Plaintiff misconstrues the disparate-treatment test in title VII cases. It is irrelevant whether defendants had a sex-specific grooming policy or a unisex grooming policy with an unwritten requirement that men wear their hair cut above the collar. Courts have held that such unwritten policies do not violate title VII. Miller v Missouri P R Co, 410 F Supp 533 (WD Mo, 1976). Title VII may, however, be violated when the grooming code that applies to each sex is not equally burdensome or when the overall grooming code is not enforced in an evenhanded manner. Equal Employment Opportunity Commission Compliance Manual, § 619, p 3602,[3]Dodge, supra, p 13, Willingham, supra, p 1092, and Knott v Missouri P R Co, 527 F2d 1249, 1252 (CA 8, 1975). However, see contra Fountain v Safeway Stores, Inc, 555 F2d 753 (CA 9, 1977). An example of uneven enforcement of a grooming code would be if an employer has a dress and grooming policy for men and women but only enforces the male hair-length provision. Equal *730 Employment Opportunity Commission Compliance Manual, § 619, p 3602.

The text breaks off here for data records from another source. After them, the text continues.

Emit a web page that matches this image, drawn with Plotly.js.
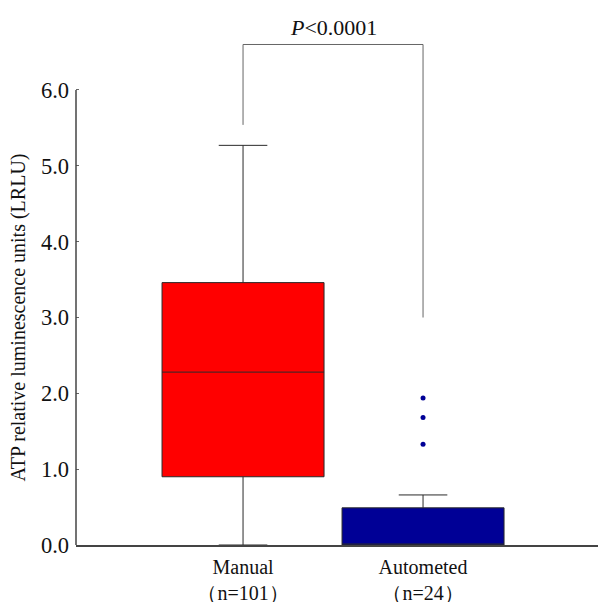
<!DOCTYPE html>
<html>
<head>
<meta charset="utf-8">
<script src="https://cdn.plot.ly/plotly-3.0.1.min.js"></script>
<style>html,body{margin:0;padding:0;background:#fff;}#chart{width:599px;height:602px;}</style>
</head>
<body>
<div id="chart"></div>
<script>
// ---- data ----
var categories = ['Manual', 'Autometed'];
var sampleSizes = ['（n=101）', '（n=24）'];
var q1Values = [0.90, 0.0];
var medianValues = [2.28, 0.0];
var q3Values = [3.46, 0.49];
var lowerFences = [0.0, 0.0];
var upperFences = [5.27, 0.66];
var automatedOutliers = [1.94, 1.68, 1.33];
var boxColors = ['#ff0000', '#000096'];
var yTickValues = [0, 1, 2, 3, 4, 5, 6];
var pValueText = '<i>P</i><0.0001';
var bracketLegEnds = [5.54, 3.0];
var bracketTop = 6.6;

var serif = 'Liberation Serif, Times New Roman, serif';

var traces = categories.map(function (c, i) {
  return {
    type: 'box',
    x: [c],
    q1: [q1Values[i]],
    median: [medianValues[i]],
    q3: [q3Values[i]],
    lowerfence: [lowerFences[i]],
    upperfence: [upperFences[i]],
    width: 0.9,
    whiskerwidth: 0.3,
    fillcolor: boxColors[i],
    line: {color: '#2a2a2a', width: 1},
    boxpoints: false,
    hoverinfo: 'skip',
    showlegend: false
  };
});

traces.push({
  type: 'scatter',
  mode: 'markers',
  x: automatedOutliers.map(function () { return categories[1]; }),
  y: automatedOutliers,
  marker: {color: boxColors[1], size: 5},
  showlegend: false,
  hoverinfo: 'skip'
});

var shapes = [
  // y axis line (0 to 6 only)
  {type: 'line', xref: 'paper', yref: 'y', x0: 0, x1: 0, y0: 0, y1: yTickValues[yTickValues.length - 1],
   line: {color: '#444', width: 1.5}},
  // significance bracket
  {type: 'line', xref: 'x', yref: 'y', x0: 0, x1: 0, y0: bracketLegEnds[0], y1: bracketTop, line: {color: '#666', width: 1}},
  {type: 'line', xref: 'x', yref: 'y', x0: 0, x1: 1, y0: bracketTop, y1: bracketTop, line: {color: '#666', width: 1}},
  {type: 'line', xref: 'x', yref: 'y', x0: 1, x1: 1, y0: bracketTop, y1: bracketLegEnds[1], line: {color: '#666', width: 1}}
];

var layout = {
  width: 599,
  height: 602,
  margin: {l: 76, r: 1, t: 20, b: 57},
  paper_bgcolor: '#fff',
  plot_bgcolor: '#fff',
  font: {family: serif, color: '#111'},
  showlegend: false,
  boxmode: 'overlay',
  xaxis: {
    type: 'category',
    categoryarray: categories,
    range: [-0.928, 1.972],
    tickvals: categories,
    ticktext: categories.map(function (c, i) { return c + '<br>' + sampleSizes[i]; }),
    tickfont: {family: serif, size: 20, color: '#111'},
    ticklabelstandoff: 3,
    showline: true,
    linecolor: '#444',
    linewidth: 1.5,
    ticks: '',
    showgrid: false,
    zeroline: false,
    fixedrange: true
  },
  yaxis: {
    range: [0, 6.923],
    tickvals: yTickValues,
    tickformat: '.1f',
    tickfont: {family: serif, size: 22.5, color: '#111'},
    ticklabelstandoff: 6,
    ticks: 'inside',
    ticklen: 3,
    tickcolor: '#666',
    showline: false,
    showgrid: false,
    zeroline: false,
    fixedrange: true
  },
  shapes: shapes,
  annotations: [
    {xref: 'x', yref: 'y', x: 0.5, y: 6.82, text: pValueText, showarrow: false,
     xanchor: 'center', yanchor: 'middle', font: {family: serif, size: 22, color: '#111'}},
    {xref: 'paper', yref: 'y', x: -0.111, y: 3.0, text: 'ATP relative luminescence units (LRLU)',
     textangle: -90, showarrow: false, xanchor: 'center', yanchor: 'middle',
     font: {family: serif, size: 20, color: '#111'}}
  ]
};

Plotly.newPlot('chart', traces, layout, {displayModeBar: false, staticPlot: true});
</script>
</body>
</html>
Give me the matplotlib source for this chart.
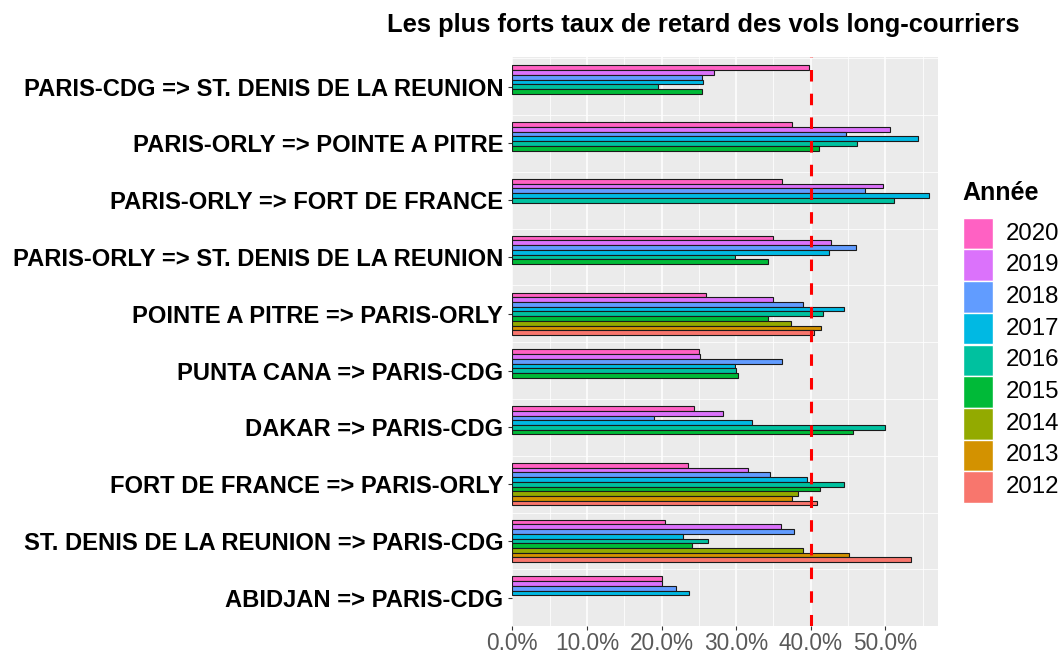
import matplotlib
matplotlib.use("Agg")
import matplotlib.pyplot as plt
from matplotlib.patches import Rectangle
import numpy as np

plt.rcParams['font.family'] = ['Liberation Sans', 'DejaVu Sans']
plt.rcParams['lines.scale_dashes'] = False

routes = [
    "PARIS-CDG => ST. DENIS DE LA REUNION",
    "PARIS-ORLY => POINTE A PITRE",
    "PARIS-ORLY => FORT DE FRANCE",
    "PARIS-ORLY => ST. DENIS DE LA REUNION",
    "POINTE A PITRE => PARIS-ORLY",
    "PUNTA CANA => PARIS-CDG",
    "DAKAR => PARIS-CDG",
    "FORT DE FRANCE => PARIS-ORLY",
    "ST. DENIS DE LA REUNION => PARIS-CDG",
    "ABIDJAN => PARIS-CDG",
]
years = [2020, 2019, 2018, 2017, 2016, 2015, 2014, 2013, 2012]
colors = ["#FF61C3", "#DB72FB", "#619CFF", "#00B9E3", "#00C19F",
          "#00BA38", "#93AA00", "#D39200", "#F8766D"]

# delay rates (%) per route, ordered 2020 -> 2012 ; None = no data
rate_cdg_stdenis      = [39.8, 27.0, 25.4, 25.6, 19.5, 25.4, None, None, None]
rate_orly_pointe      = [37.5, 50.6, 44.7, 54.4, 46.2, 41.1, None, None, None]
rate_orly_fdf         = [36.1, 49.7, 47.3, 55.8, 51.1, None, None, None, None]
rate_orly_stdenis     = [35.0, 42.7, 46.1, 42.5, 29.9, 34.3, None, None, None]
rate_pointe_orly      = [26.0, 35.0, 39.0, 44.5, 41.6, 34.3, 37.4, 41.4, 40.5]
rate_puntacana_cdg    = [25.0, 25.2, 36.2, 29.9, 30.0, 30.3, None, None, None]
rate_dakar_cdg        = [24.4, 28.3, 19.0, 32.1, 49.9, 45.7, None, None, None]
rate_fdf_orly         = [23.5, 31.6, 34.6, 39.5, 44.5, 41.2, 38.3, 37.5, 40.8]
rate_stdenis_cdg      = [20.5, 36.0, 37.8, 22.9, 26.2, 24.1, 39.0, 45.1, 53.5]
rate_abidjan_cdg      = [20.1, 20.1, 21.9, 23.7, None, None, None, None, None]

rates = [rate_cdg_stdenis, rate_orly_pointe, rate_orly_fdf, rate_orly_stdenis,
         rate_pointe_orly, rate_puntacana_cdg, rate_dakar_cdg, rate_fdf_orly,
         rate_stdenis_cdg, rate_abidjan_cdg]

threshold = 40.0
title = "Les plus forts taux de retard des vols long-courriers"

W, H = 1063, 653
fig = plt.figure(figsize=(W / 100, H / 100), dpi=100)
px = lambda x: x / W
py = lambda y: 1 - y / H

left, right, top, bottom = 512.3, 938.3, 57.3, 625.7
ax = fig.add_axes([px(left), py(bottom), px(right - left), (bottom - top) / H])
ax.set_facecolor("#EBEBEB")
for s in ax.spines.values():
    s.set_visible(False)

ax.set_xlim(0, 57.1)
ax.set_ylim(9.493, -0.518)

# grid
for v in range(0, 60, 10):
    ax.axvline(v, color="white", lw=1.1, zorder=0)
for v in range(5, 60, 10):
    ax.axvline(v, color="white", lw=0.55, zorder=0)
for k in range(-1, 10):
    ax.axhline(k + 0.5, color="white", lw=0.55, zorder=0)

total = 0.75
h = total / len(years)
for i, vals in enumerate(rates):
    for j, v in enumerate(vals):
        if v is None:
            continue
        yc = i - total / 2 + h * (j + 0.5)
        ax.barh(yc, v, height=h, color=colors[j], edgecolor="#1a1a1a",
                linewidth=0.8, zorder=2)

ax.axvline(threshold, color="#FF0000", lw=2.2, linestyle=(0, (8.3, 8.76)), zorder=3)

ax.set_yticks(range(len(routes)))
ax.set_yticklabels(routes, fontsize=17.15, fontweight="bold", color="black")
ax.set_xticks(range(0, 60, 10))
ax.set_xticklabels([f"{v:.1f}%" for v in range(0, 60, 10)], fontsize=16.3, color="#595959")
ax.tick_params(axis="y", length=2.9, width=0.8, color="#333333", pad=3.6)
ax.tick_params(axis="x", length=2.9, width=0.8, color="#333333", pad=1.5)

fig.text(px(703.5), py(31.7), title, fontsize=18.4, fontweight="bold",
         ha="center", va="baseline")

# legend
fig.text(px(962.7), py(193), "Année", fontsize=18, fontweight="bold",
         ha="left", va="center")
kx, ky0, kw, kh = 963.3, 217.7, 30.0, 31.7
for j, (yr, c) in enumerate(zip(years, colors)):
    y0 = ky0 + j * kh
    fig.add_artist(Rectangle((px(kx), py(y0 + kh)), kw / W, kh / H,
                             transform=fig.transFigure, facecolor=c,
                             edgecolor="white", lw=1.0))
    fig.text(px(1006), py(y0 + kh / 2), str(yr), fontsize=17.3,
             ha="left", va="center", color="black")

fig.savefig("out.png", dpi=100)
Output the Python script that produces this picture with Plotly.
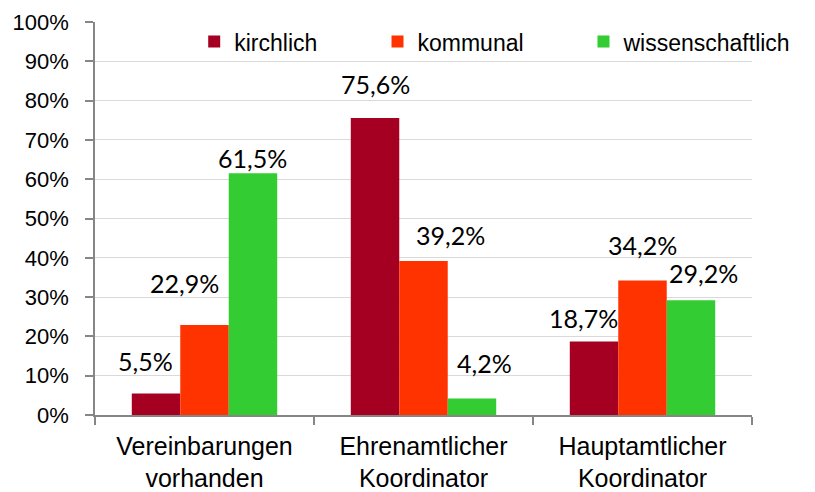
import plotly.graph_objects as go

categories = ["Vereinbarungen<br>vorhanden", "Ehrenamtlicher<br>Koordinator", "Hauptamtlicher<br>Koordinator"]
series_names = ["kirchlich", "kommunal", "wissenschaftlich"]
kirchlich = [0.055, 0.756, 0.187]
kommunal = [0.229, 0.392, 0.342]
wissenschaftlich = [0.615, 0.042, 0.292]
label_texts = [["5,5%", "75,6%", "18,7%"],
               ["22,9%", "39,2%", "34,2%"],
               ["61,5%", "4,2%", "29,2%"]]
y_ticks = [0, 0.1, 0.2, 0.3, 0.4, 0.5, 0.6, 0.7, 0.8, 0.9, 1.0]
y_tick_labels = ["0%", "10%", "20%", "30%", "40%", "50%", "60%", "70%", "80%", "90%", "100%"]

colors = ["#A50021", "#FF3300", "#33CC33"]
# label placement tweaks (pixels) per series / category
label_dx = [[-11, 0, -11], [-20, 27, 0], [0, 13, 13]]
label_dy = [[32, 34, 24], [42, 26, 36], [15, 35, 27]]
legend_x = [0.151, 0.430, 0.7435]
legend_names = ["legend", "legend2", "legend3"]

values = [kirchlich, kommunal, wissenschaftlich]

fig = go.Figure()
for name, vals, col, lg in zip(series_names, values, colors, legend_names):
    fig.add_trace(go.Bar(name=name, x=categories, y=vals, marker_color=col,
                         marker_line_width=0, hoverinfo="skip", legend=lg,
                         showlegend=True))

# page body has an 8px default margin, so offsets account for it
L, R, T, B = 87, 71, 14, 85
plot_w = 815 - L - R
bar_w = plot_w / 3 * (1 - 0.336) / 3

annotations = []
for j in range(3):
    for i in range(3):
        annotations.append(dict(
            x=categories[i], y=values[j][i], xref="x", yref="y",
            text=label_texts[j][i], showarrow=False,
            xshift=(j - 1) * bar_w + label_dx[j][i], yshift=label_dy[j][i],
            yanchor="middle", xanchor="center",
            font=dict(family="Lato, Liberation Sans, Arial", size=25, color="#000000")))

legend_common = dict(orientation="h", y=0.95, xanchor="left", yanchor="middle",
                     font=dict(size=23, family="Liberation Sans, Arial", color="#000000"),
                     bgcolor="rgba(255,255,255,0)", itemwidth=30)

layout_legends = {lg: dict(legend_common, x=lx) for lg, lx in zip(legend_names, legend_x)}

fig.update_layout(
    width=815, height=492,
    showlegend=True,
    margin=dict(l=L, r=R, t=T, b=B, autoexpand=False),
    paper_bgcolor="white", plot_bgcolor="white",
    barmode="group", bargap=0.336, bargroupgap=0,
    font=dict(family="Liberation Sans, Arial", color="#000000"),
    annotations=annotations,
    xaxis=dict(showline=True, linecolor="#868686", linewidth=1.5,
               ticks="outside", ticklen=8, tickcolor="#868686", tickwidth=1.5,
               tickson="boundaries", tickfont=dict(size=25),
               ticklabelstandoff=8, showgrid=False, automargin=False),
    yaxis=dict(range=[0, 1], tickvals=y_ticks, ticktext=y_tick_labels,
               showline=True, linecolor="#868686", linewidth=1.5,
               ticks="outside", ticklen=8, tickcolor="#868686", tickwidth=1.5,
               showgrid=True, gridcolor="#D9D9D9", gridwidth=1.3,
               tickfont=dict(size=22), ticklabelstandoff=12, zeroline=False,
               automargin=False),
    **layout_legends,
)

fig.write_html("out.html")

In this case, there is no allegation that each sex's individual grooming requirements were not enforced evenhandedly. Further, plaintiff does not contend that the overall grooming policy burdens one sex more than the other so as to favor the employment of one sex over the other.[4] Accordingly, we find that because defendants' grooming standards would not violate title VII, they do not violate Michigan's Civil Rights Act. Therefore, we find that the trial court properly granted defendants summary disposition, albeit for the wrong reason. Portice v Otsego Co Sheriff's Dep't, 169 Mich App 563, 566; 426 NW2d 706 (1988). Plaintiff further argues that the trial court erred in finding that defendants had a sex-specific grooming policy in effect at the time of plaintiff's termination. However, this issue becomes moot in light of our disposition of the first issue.

Affirmed.

NOTES

[1] These cases represent only a sampling of the numerous cases reaching this result.

[2] We note that in 1975, the Michigan Department of Civil Rights issued a policy statement on grooming requirements. The statement reflects recognition of the fact that virtually all courts are reaching a similar decision, that title VII was intended to protect against sex-based discrimination and was not intended to encompass different grooming standards for men and women. The department decided not to continue to accept or process charges of this nature.

[3] We note that EEOC interpretations are entitled to great deference by the courts. Griggs v Duke Power Co, 401 US 424, 434-435; 91 S Ct 849; 28 L Ed 2d 158 (1971).

[4] We note that defendants' policy requires females to secure their hair.